Well, mine does, but I am quite happy to get by with a sequence of ever-more predictive (you would call them accurate) maps. One can certainly avoid relying on the map/territory metaphysics and still behave at least as rationally as someone who does. However, I agree that
is generally a copout in reply to an argument someone is willing but unable to counter and thus holds no value when used for this purpose only. Presumably Mark in the story is one of those, though grotesquely strawmanned:
The real-life equivalents are more like: “You know who else disagreed with religion? Stalin did!” or “You know who else said there are differences between people? Hitler did!” This is supposed to somehow prove religion and disprove evolution.
The naive version (with added parenthesis) :
(‘Snow is white’ is true) if and only if (snow is white)

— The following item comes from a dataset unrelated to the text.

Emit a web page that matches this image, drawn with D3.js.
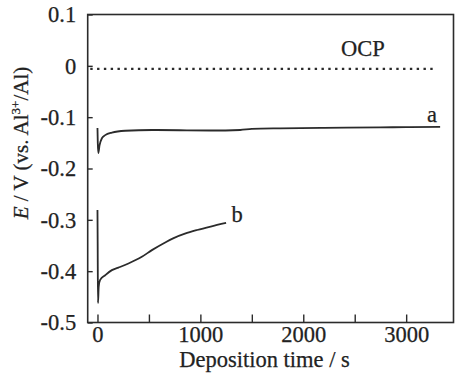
<!DOCTYPE html>
<html>
<head>
<meta charset="utf-8">
<script src="https://cdn.jsdelivr.net/npm/d3@7"></script>
<style>
  html, body { margin: 0; padding: 0; background: #fff; }
  svg text { font-family: "Liberation Serif", "Times New Roman", serif; fill: #222; stroke: #222; stroke-width: 0.25px; }
</style>
</head>
<body>
<svg id="chart" width="457" height="375"></svg>
<script>
// Chronopotentiometric curves of Al deposition: E vs time
const ocpTime = [-70, 3280];
const ocpE = [-0.006, -0.006];

const aTime = [0, 3, 8, 20, 43, 75, 140, 269, 530, 800, 1100, 1387, 1500, 1776, 2200, 2748, 3000, 3330];
const aE = [-0.121, -0.150, -0.170, -0.155, -0.141, -0.135, -0.130, -0.1265, -0.125, -0.1255, -0.126, -0.125, -0.123, -0.1218, -0.121, -0.1198, -0.1195, -0.119];

const bTime = [0, 2, 5, 12, 26, 75, 140, 204, 301, 431, 529, 658, 735, 850, 969, 1100, 1250];
const bE = [-0.281, -0.35, -0.462, -0.43, -0.417, -0.408, -0.398, -0.393, -0.385, -0.372, -0.359, -0.344, -0.336, -0.327, -0.3198, -0.313, -0.306];

const xTicks = [0, 500, 1000, 1500, 2000, 2500, 3000];
const xLabelled = [0, 1000, 2000, 3000];
const yTicks = [0.1, 0, -0.1, -0.2, -0.3, -0.4, -0.5];

const W = 457, H = 375;
const margin = { left: 87.7, top: 14.5, right: 3.5, bottom: 52.5 };
const svg = d3.select("#chart");
const serif = '"Liberation Serif", "Times New Roman", serif';
const fs = 22.5;

const x = d3.scaleLinear().domain([-95, 3460]).range([margin.left, W - margin.right]);
const y = d3.scaleLinear().domain([-0.5, 0.1]).range([H - margin.bottom, margin.top]);

const ink = "#2b2b2b";

// frame
svg.append("rect")
  .attr("x", x.range()[0]).attr("y", y.range()[1])
  .attr("width", x.range()[1] - x.range()[0])
  .attr("height", y.range()[0] - y.range()[1])
  .attr("fill", "none").attr("stroke", ink).attr("stroke-width", 1.6);

// bottom axis, ticks pointing inward
const gx = svg.append("g")
  .attr("transform", `translate(0,${y.range()[0]})`)
  .call(d3.axisBottom(x).tickValues(xTicks).tickSizeInner(-8).tickSizeOuter(0).tickPadding(4)
    .tickFormat(d => xLabelled.includes(d) ? String(d) : ""));
gx.attr("font-family", serif).attr("font-size", fs);
gx.select(".domain").remove();
gx.selectAll(".tick line").attr("stroke", ink).attr("stroke-width", 1.4);
gx.selectAll(".tick text").attr("fill", "#222");

// left axis, ticks pointing inward
const gy = svg.append("g")
  .attr("transform", `translate(${x.range()[0]},0)`)
  .call(d3.axisLeft(y).tickValues(yTicks).tickSizeInner(-5).tickSizeOuter(0).tickPadding(11.5)
    .tickFormat(d => d === 0 ? "0" : d.toFixed(1)));
gy.attr("font-family", serif).attr("font-size", fs);
gy.select(".domain").remove();
gy.selectAll(".tick line").attr("stroke", ink).attr("stroke-width", 1.4);
gy.selectAll(".tick text").attr("fill", "#222");

const lineLin = d3.line().x(d => x(d[0])).y(d => y(d[1]));
const lineSmooth = d3.line().x(d => x(d[0])).y(d => y(d[1])).curve(d3.curveMonotoneX);

// OCP (dotted)
svg.append("path")
  .datum(d3.zip(ocpTime, ocpE))
  .attr("d", lineLin)
  .attr("fill", "none").attr("stroke", ink).attr("stroke-width", 2.2)
  .attr("stroke-dasharray", "2.4,4.4");

// curve a
svg.append("path")
  .datum(d3.zip(aTime, aE))
  .attr("d", lineSmooth)
  .attr("fill", "none").attr("stroke", ink).attr("stroke-width", 1.8)
  .attr("stroke-linejoin", "round");

// curve b
svg.append("path")
  .datum(d3.zip(bTime, bE))
  .attr("d", lineSmooth)
  .attr("fill", "none").attr("stroke", ink).attr("stroke-width", 1.8)
  .attr("stroke-linejoin", "round");

// curve labels
svg.append("text").attr("x", 363).attr("y", 56).attr("font-size", fs).attr("text-anchor", "middle").text("OCP");
svg.append("text").attr("x", 432).attr("y", 121.5).attr("font-size", fs).attr("text-anchor", "middle").text("a");
svg.append("text").attr("x", 237).attr("y", 222).attr("font-size", fs).attr("text-anchor", "middle").text("b");

// axis titles
svg.append("text")
  .attr("x", 264.5)
  .attr("y", 366.5)
  .attr("font-size", fs).attr("text-anchor", "middle")
  .text("Deposition time / s");

const yt = svg.append("text")
  .attr("transform", `translate(28,143) rotate(-90)`)
  .attr("font-size", 21).attr("text-anchor", "middle");
yt.append("tspan").attr("font-style", "italic").text("E");
yt.append("tspan").text(" / V (vs. Al");
yt.append("tspan").attr("font-size", 13).attr("dy", -8).text("3+");
yt.append("tspan").attr("dy", 8).text("/Al)");
</script>
</body>
</html>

I really wanted to help, because you’re helping me with the free will thing, but I could only manage to skim the essay. I take it that the naive view of truth is supposed to be the disquotational or deflationary view. This is to say that the assertion
is identical content-wise to the assertion
To say that something is true is just to assert that thing, and asserting it is sufficient to say that it’s true. In other words, we can for most purposes just do without the word ‘true’ (though things are more complicated for ‘false’).
One useful distinction is between asserting a proposition and explaining its meaning. The meaning of “snow is white” can be discussed apart from the question of whether it’s true, so saying that it’s true serves to indicate that we are discussing its truth and not (just) its meaning.
As far as I can tell, Eliezer is arguing for the correspondence theory of truth.
The naive view is that “‘true’ is true.”
Trying to parse… There is some universal, objective and intuitive concept that is labeled as “true”?